#### DATASET EXCERPT
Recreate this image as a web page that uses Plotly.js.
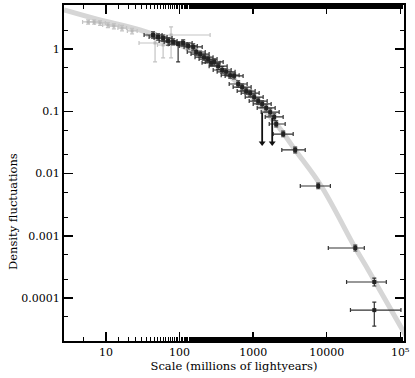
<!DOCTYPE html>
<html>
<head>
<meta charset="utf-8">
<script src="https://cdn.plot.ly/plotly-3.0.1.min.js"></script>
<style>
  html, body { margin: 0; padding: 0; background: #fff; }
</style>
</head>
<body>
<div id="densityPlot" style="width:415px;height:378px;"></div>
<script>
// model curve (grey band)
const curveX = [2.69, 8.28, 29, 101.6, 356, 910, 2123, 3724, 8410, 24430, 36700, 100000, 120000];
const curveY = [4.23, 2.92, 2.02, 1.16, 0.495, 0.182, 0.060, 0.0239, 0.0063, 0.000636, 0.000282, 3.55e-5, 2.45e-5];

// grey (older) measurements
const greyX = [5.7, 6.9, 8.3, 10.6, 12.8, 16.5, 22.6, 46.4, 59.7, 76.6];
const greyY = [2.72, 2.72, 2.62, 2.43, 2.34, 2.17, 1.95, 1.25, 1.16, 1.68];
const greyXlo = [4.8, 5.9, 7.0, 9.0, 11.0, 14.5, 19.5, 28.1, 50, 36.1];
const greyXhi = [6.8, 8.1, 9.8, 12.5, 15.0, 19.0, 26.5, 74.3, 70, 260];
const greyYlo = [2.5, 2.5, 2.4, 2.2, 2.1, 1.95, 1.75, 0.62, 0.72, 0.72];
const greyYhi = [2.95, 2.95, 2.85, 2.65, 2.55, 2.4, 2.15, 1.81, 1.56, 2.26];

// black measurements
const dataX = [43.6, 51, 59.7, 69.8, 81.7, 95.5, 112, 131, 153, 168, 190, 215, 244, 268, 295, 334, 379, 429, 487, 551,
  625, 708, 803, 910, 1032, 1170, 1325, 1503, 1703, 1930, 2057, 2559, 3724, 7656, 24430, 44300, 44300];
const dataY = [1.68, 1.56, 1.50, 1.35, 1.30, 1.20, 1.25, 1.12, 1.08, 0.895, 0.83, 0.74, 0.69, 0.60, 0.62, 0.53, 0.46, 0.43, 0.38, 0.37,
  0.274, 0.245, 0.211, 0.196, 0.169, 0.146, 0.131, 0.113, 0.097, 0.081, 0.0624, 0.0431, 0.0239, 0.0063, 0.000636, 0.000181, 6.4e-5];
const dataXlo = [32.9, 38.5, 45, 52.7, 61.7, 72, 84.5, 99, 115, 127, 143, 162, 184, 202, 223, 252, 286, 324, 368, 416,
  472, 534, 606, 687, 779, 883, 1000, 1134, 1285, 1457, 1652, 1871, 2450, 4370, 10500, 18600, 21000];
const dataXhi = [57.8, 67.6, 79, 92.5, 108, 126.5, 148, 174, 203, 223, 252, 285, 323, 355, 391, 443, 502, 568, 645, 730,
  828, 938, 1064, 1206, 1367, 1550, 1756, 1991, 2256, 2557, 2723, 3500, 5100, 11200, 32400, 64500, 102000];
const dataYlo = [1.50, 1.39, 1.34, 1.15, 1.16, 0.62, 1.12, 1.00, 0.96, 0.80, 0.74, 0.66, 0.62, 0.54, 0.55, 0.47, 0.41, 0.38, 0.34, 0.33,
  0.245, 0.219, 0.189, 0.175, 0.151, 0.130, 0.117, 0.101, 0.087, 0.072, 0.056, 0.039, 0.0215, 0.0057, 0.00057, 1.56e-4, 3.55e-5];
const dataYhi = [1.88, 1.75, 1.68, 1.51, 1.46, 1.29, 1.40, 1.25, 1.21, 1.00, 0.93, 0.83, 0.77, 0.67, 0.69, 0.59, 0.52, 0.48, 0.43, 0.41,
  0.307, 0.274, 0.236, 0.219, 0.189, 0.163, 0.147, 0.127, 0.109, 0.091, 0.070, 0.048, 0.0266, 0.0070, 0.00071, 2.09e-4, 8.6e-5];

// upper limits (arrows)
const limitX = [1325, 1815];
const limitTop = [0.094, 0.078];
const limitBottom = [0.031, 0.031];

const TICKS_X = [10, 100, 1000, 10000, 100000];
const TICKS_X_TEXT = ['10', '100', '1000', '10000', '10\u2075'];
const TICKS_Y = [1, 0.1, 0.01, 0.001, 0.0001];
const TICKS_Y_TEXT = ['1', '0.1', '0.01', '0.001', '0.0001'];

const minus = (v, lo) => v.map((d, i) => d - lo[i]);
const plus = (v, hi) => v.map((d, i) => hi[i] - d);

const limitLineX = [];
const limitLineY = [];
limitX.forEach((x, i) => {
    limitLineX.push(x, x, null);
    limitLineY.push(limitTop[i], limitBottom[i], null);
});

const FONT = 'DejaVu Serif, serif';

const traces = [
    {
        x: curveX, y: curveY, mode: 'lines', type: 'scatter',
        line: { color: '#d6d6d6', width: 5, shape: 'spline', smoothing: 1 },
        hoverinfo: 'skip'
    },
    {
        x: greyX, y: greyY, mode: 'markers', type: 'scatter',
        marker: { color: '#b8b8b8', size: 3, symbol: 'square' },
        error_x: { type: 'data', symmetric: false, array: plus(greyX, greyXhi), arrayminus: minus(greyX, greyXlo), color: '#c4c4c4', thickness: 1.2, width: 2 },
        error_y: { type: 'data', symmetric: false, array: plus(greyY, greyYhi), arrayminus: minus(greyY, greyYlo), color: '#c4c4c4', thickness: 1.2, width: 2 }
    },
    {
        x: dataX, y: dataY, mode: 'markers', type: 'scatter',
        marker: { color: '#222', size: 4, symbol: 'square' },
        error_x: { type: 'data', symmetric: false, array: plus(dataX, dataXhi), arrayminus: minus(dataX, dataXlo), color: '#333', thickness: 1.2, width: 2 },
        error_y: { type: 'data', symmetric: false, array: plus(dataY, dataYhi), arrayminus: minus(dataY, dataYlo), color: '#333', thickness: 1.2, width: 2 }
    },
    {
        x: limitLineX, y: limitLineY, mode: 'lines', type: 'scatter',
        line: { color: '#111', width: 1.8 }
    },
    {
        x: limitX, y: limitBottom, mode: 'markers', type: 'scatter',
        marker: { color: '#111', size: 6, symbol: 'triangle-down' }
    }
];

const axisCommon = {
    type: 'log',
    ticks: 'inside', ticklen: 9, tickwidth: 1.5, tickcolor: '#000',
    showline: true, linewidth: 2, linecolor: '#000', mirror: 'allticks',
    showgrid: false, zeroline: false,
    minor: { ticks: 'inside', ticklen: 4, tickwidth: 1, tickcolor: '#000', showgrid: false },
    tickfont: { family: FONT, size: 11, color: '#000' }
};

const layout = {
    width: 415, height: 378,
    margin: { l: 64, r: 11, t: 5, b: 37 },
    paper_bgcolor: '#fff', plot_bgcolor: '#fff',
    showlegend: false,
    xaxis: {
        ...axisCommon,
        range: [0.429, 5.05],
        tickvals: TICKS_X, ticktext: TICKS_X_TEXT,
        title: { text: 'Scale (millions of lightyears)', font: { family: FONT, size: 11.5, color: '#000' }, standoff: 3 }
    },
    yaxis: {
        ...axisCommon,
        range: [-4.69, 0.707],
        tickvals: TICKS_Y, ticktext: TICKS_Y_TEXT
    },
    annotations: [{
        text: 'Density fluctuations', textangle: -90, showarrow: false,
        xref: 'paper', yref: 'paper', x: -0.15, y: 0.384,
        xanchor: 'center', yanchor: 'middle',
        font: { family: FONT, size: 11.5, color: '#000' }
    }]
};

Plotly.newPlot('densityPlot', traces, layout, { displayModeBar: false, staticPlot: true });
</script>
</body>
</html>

#### OBJECTIVE
Output each line exactly; omit every picture.

#### FINAL RESULT
Recreate this image as a web page that uses Plotly.js.
<!DOCTYPE html>
<html>
<head>
<meta charset="utf-8">
<script src="https://cdn.plot.ly/plotly-3.0.1.min.js"></script>
<style>
  html, body { margin: 0; padding: 0; background: #fff; }
</style>
</head>
<body>
<div id="densityPlot" style="width:415px;height:378px;"></div>
<script>
// model curve (grey band)
const curveX = [2.69, 8.28, 29, 101.6, 356, 910, 2123, 3724, 8410, 24430, 36700, 100000, 120000];
const curveY = [4.23, 2.92, 2.02, 1.16, 0.495, 0.182, 0.060, 0.0239, 0.0063, 0.000636, 0.000282, 3.55e-5, 2.45e-5];

// grey (older) measurements
const greyX = [5.7, 6.9, 8.3, 10.6, 12.8, 16.5, 22.6, 46.4, 59.7, 76.6];
const greyY = [2.72, 2.72, 2.62, 2.43, 2.34, 2.17, 1.95, 1.25, 1.16, 1.68];
const greyXlo = [4.8, 5.9, 7.0, 9.0, 11.0, 14.5, 19.5, 28.1, 50, 36.1];
const greyXhi = [6.8, 8.1, 9.8, 12.5, 15.0, 19.0, 26.5, 74.3, 70, 260];
const greyYlo = [2.5, 2.5, 2.4, 2.2, 2.1, 1.95, 1.75, 0.62, 0.72, 0.72];
const greyYhi = [2.95, 2.95, 2.85, 2.65, 2.55, 2.4, 2.15, 1.81, 1.56, 2.26];

// black measurements
const dataX = [43.6, 51, 59.7, 69.8, 81.7, 95.5, 112, 131, 153, 168, 190, 215, 244, 268, 295, 334, 379, 429, 487, 551,
  625, 708, 803, 910, 1032, 1170, 1325, 1503, 1703, 1930, 2057, 2559, 3724, 7656, 24430, 44300, 44300];
const dataY = [1.68, 1.56, 1.50, 1.35, 1.30, 1.20, 1.25, 1.12, 1.08, 0.895, 0.83, 0.74, 0.69, 0.60, 0.62, 0.53, 0.46, 0.43, 0.38, 0.37,
  0.274, 0.245, 0.211, 0.196, 0.169, 0.146, 0.131, 0.113, 0.097, 0.081, 0.0624, 0.0431, 0.0239, 0.0063, 0.000636, 0.000181, 6.4e-5];
const dataXlo = [32.9, 38.5, 45, 52.7, 61.7, 72, 84.5, 99, 115, 127, 143, 162, 184, 202, 223, 252, 286, 324, 368, 416,
  472, 534, 606, 687, 779, 883, 1000, 1134, 1285, 1457, 1652, 1871, 2450, 4370, 10500, 18600, 21000];
const dataXhi = [57.8, 67.6, 79, 92.5, 108, 126.5, 148, 174, 203, 223, 252, 285, 323, 355, 391, 443, 502, 568, 645, 730,
  828, 938, 1064, 1206, 1367, 1550, 1756, 1991, 2256, 2557, 2723, 3500, 5100, 11200, 32400, 64500, 102000];
const dataYlo = [1.50, 1.39, 1.34, 1.15, 1.16, 0.62, 1.12, 1.00, 0.96, 0.80, 0.74, 0.66, 0.62, 0.54, 0.55, 0.47, 0.41, 0.38, 0.34, 0.33,
  0.245, 0.219, 0.189, 0.175, 0.151, 0.130, 0.117, 0.101, 0.087, 0.072, 0.056, 0.039, 0.0215, 0.0057, 0.00057, 1.56e-4, 3.55e-5];
const dataYhi = [1.88, 1.75, 1.68, 1.51, 1.46, 1.29, 1.40, 1.25, 1.21, 1.00, 0.93, 0.83, 0.77, 0.67, 0.69, 0.59, 0.52, 0.48, 0.43, 0.41,
  0.307, 0.274, 0.236, 0.219, 0.189, 0.163, 0.147, 0.127, 0.109, 0.091, 0.070, 0.048, 0.0266, 0.0070, 0.00071, 2.09e-4, 8.6e-5];

// upper limits (arrows)
const limitX = [1325, 1815];
const limitTop = [0.094, 0.078];
const limitBottom = [0.031, 0.031];

const TICKS_X = [10, 100, 1000, 10000, 100000];
const TICKS_X_TEXT = ['10', '100', '1000', '10000', '10\u2075'];
const TICKS_Y = [1, 0.1, 0.01, 0.001, 0.0001];
const TICKS_Y_TEXT = ['1', '0.1', '0.01', '0.001', '0.0001'];

const minus = (v, lo) => v.map((d, i) => d - lo[i]);
const plus = (v, hi) => v.map((d, i) => hi[i] - d);

const limitLineX = [];
const limitLineY = [];
limitX.forEach((x, i) => {
    limitLineX.push(x, x, null);
    limitLineY.push(limitTop[i], limitBottom[i], null);
});

const FONT = 'DejaVu Serif, serif';

const traces = [
    {
        x: curveX, y: curveY, mode: 'lines', type: 'scatter',
        line: { color: '#d6d6d6', width: 5, shape: 'spline', smoothing: 1 },
        hoverinfo: 'skip'
    },
    {
        x: greyX, y: greyY, mode: 'markers', type: 'scatter',
        marker: { color: '#b8b8b8', size: 3, symbol: 'square' },
        error_x: { type: 'data', symmetric: false, array: plus(greyX, greyXhi), arrayminus: minus(greyX, greyXlo), color: '#c4c4c4', thickness: 1.2, width: 2 },
        error_y: { type: 'data', symmetric: false, array: plus(greyY, greyYhi), arrayminus: minus(greyY, greyYlo), color: '#c4c4c4', thickness: 1.2, width: 2 }
    },
    {
        x: dataX, y: dataY, mode: 'markers', type: 'scatter',
        marker: { color: '#222', size: 4, symbol: 'square' },
        error_x: { type: 'data', symmetric: false, array: plus(dataX, dataXhi), arrayminus: minus(dataX, dataXlo), color: '#333', thickness: 1.2, width: 2 },
        error_y: { type: 'data', symmetric: false, array: plus(dataY, dataYhi), arrayminus: minus(dataY, dataYlo), color: '#333', thickness: 1.2, width: 2 }
    },
    {
        x: limitLineX, y: limitLineY, mode: 'lines', type: 'scatter',
        line: { color: '#111', width: 1.8 }
    },
    {
        x: limitX, y: limitBottom, mode: 'markers', type: 'scatter',
        marker: { color: '#111', size: 6, symbol: 'triangle-down' }
    }
];

const axisCommon = {
    type: 'log',
    ticks: 'inside', ticklen: 9, tickwidth: 1.5, tickcolor: '#000',
    showline: true, linewidth: 2, linecolor: '#000', mirror: 'allticks',
    showgrid: false, zeroline: false,
    minor: { ticks: 'inside', ticklen: 4, tickwidth: 1, tickcolor: '#000', showgrid: false },
    tickfont: { family: FONT, size: 11, color: '#000' }
};

const layout = {
    width: 415, height: 378,
    margin: { l: 64, r: 11, t: 5, b: 37 },
    paper_bgcolor: '#fff', plot_bgcolor: '#fff',
    showlegend: false,
    xaxis: {
        ...axisCommon,
        range: [0.429, 5.05],
        tickvals: TICKS_X, ticktext: TICKS_X_TEXT,
        title: { text: 'Scale (millions of lightyears)', font: { family: FONT, size: 11.5, color: '#000' }, standoff: 3 }
    },
    yaxis: {
        ...axisCommon,
        range: [-4.69, 0.707],
        tickvals: TICKS_Y, ticktext: TICKS_Y_TEXT
    },
    annotations: [{
        text: 'Density fluctuations', textangle: -90, showarrow: false,
        xref: 'paper', yref: 'paper', x: -0.15, y: 0.384,
        xanchor: 'center', yanchor: 'middle',
        font: { family: FONT, size: 11.5, color: '#000' }
    }]
};

Plotly.newPlot('densityPlot', traces, layout, { displayModeBar: false, staticPlot: true });
</script>
</body>
</html>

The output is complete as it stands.